In asking questions about how race, justice and cities intersect, this course is organized in two parts. First, an overview and discussion of Lefebvre's concept will be related to more recent empirical sociological works that explore current contentious dynamics and struggle for social justice. In the second part, a more specific focus will be devoted to how race contributes to structuring cities globally in both their social/cultural and built environments and how, in turn, the concept of "the right to the city" has been applied to situations of racial injustice and racist exclusions.
Timetable
2 HOUR BLOCKS, ONCE PER WEEK, 10 WEEKS
Co-requisites
This is one optional course, no co-requisites.
Assessment
This course will be assessed solely via a 4,000 word essay
Course Aims
The general aim of the course is to critically examine the relations between social justice, race and the urban from a global perspective. More specifically, the course aims at both structuring thinking and knowledge, as well as questioning mainstream assumptions and lay theories concerning the relations between race, justice and cities. Further aims include:
■ Investigate the concept of racial justice and how it relates to "the right to the city".
■ Explore both race from an urban lens, and cities from a race-conscious perspective, and assess the view resulting from combining them.

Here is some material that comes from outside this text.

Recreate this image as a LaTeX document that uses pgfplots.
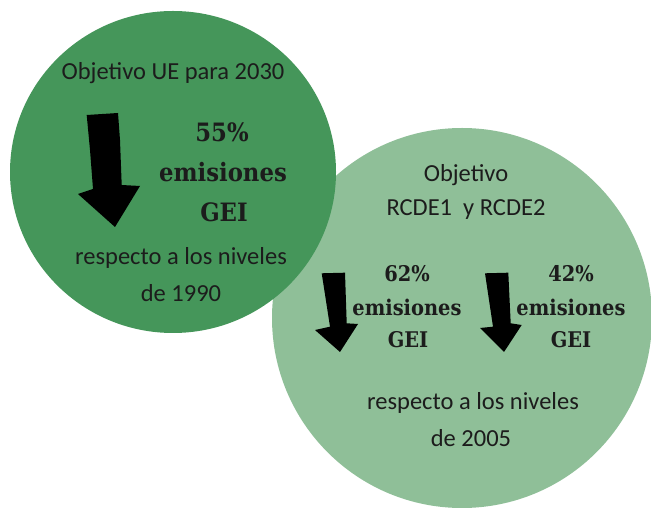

■ Develop critical awareness of the ways in which race operates as a principle of social organization of urban life.
■ Deepen your knowledge of the ways in which cities and race have been at the core of sociology since the late 19th century.
Intended Learning Outcomes of Course
By the end of this course students will be able to:
■ Demonstrate a critical awareness of the concept of the right to the city, its origins and more recent elaborations.
■ Evaluate different claims about identity and class-based politics in the city.
■ Develop an ability to assess the ways in which social justice and race are related.
■ Assess different positions and approaches to racial justice, both in theory and about specific urban contexts.
■ Develop a critical stance on the incorporation and exclusion of specific sociologists from urban sociological literature on racism and racial justice.
■ Critically evaluate rationales and claims of various anti-racist social movements which mobilize primarily through demonstrations in urban settings.
Minimum Requirement for Award of Credits
Students must submit at least 75% by weight of the components (including examinations) of the course's summative assessment.